Валентин Козьмич Иванов в бытность торпедовским тренером знал, конечно, что его ребята покуривают, причем на базе в Мячково тоже, но очень редко заставал нарушителей с поличным. Однажды Толя Соловьев, полузащитник, всегда старавшийся шутками поднимать настроение партнеров, особенно после неудачных матчей, после ужина предложил Иванову пари: «Козьмич, давайте поспорим, что я буду курить на территории спального корпуса, за его пределы никуда – ни в лес, ни на поле тренировочное – не пойду, а вы меня все равно не найдете». Поспорили. Все – игроки, ожидавшие развлечения и не знавшие, к слову, на каком из потайных мест, хорошо многим из них знакомым, остановится Соловьев, тренеры, Толя, разумеется – вышли на улицу, а потом на базу пошел один Соловьев, предупредив, чтобы сосчитали до тридцати и шли его искать.

Так и сделали.

Группа во главе с Ивановым прошерстила все уголки на базе, заглядывала во все помещения, вплоть до закутков, куда уборщицы складывали ведра, тряпки и щетки, в комнаты игроков. Соловьева нигде не было. Испарился. Фактически сдавшись, Иванов поиски прекратил и отправился в свой номер, где на балконе и обнаружил дымившего Соловьева, точно рассчитавшего, что уж к себе заглянуть тренеру и в голову не придет.

Подготовка к матчу

Как-то «Торпедо» готовилось к сезону, как всегда в советское время, в Сочи. Команда усиленно тренировалась, проводила товарищеские матчи, разнообразно, в меру возможностей, ограниченных, правда, дисциплинарными уложениями, проводила свободное время.

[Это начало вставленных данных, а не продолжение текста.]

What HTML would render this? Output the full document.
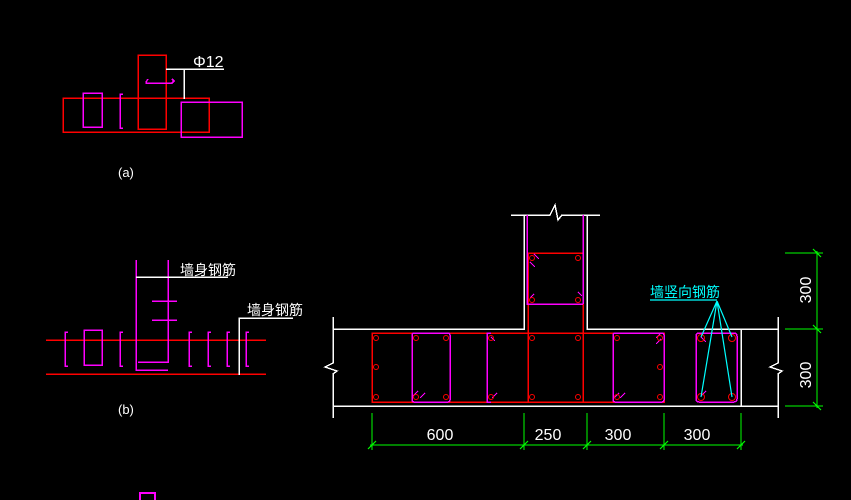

Настала пора отправляться на первый календарный матч. В Москву решили не заезжать, потому что расписание определило торпедовцам в соперники краснодарскую «Кубань», а Краснодар от Сочи, как известно, расположен на расстоянии двух шагов, легко можно добраться на автобусе.

Ближе к вечеру к гостинице, в которой квартировало «Торпедо», подкатил автобус. Футболисты стали грузить в него свои вещи, располагаться на привычных местах сами. «Все?» – спросил сидевший в первом ряду, на тренерском месте, Валентин Козьмич Иванов, оглядываясь назад. «Д. нет», – ответил ему администратор. Аккурат в эту минуту из дверей гостиницы появился Д., с сумкой в одной руке, с папиросой в другой, мягко говоря, не совсем «свежий». Перед тем, как подняться в автобус, он аккуратно погасил папиросу, сел, войдя, на место, на котором в туристических автобусах обычно располагаются гиды с микрофоном, посмотрел на водителя и строго сказал: «Все, поехали!»

На следующее утро команда собралась на зарядку. Валентин Козьмич обнародовал на построении распорядок на ближайшие часы: «Значит, так. Сейчас – зарядка, потом завтрак, а после завтрака собрание – будем обсуждать поведение Д.».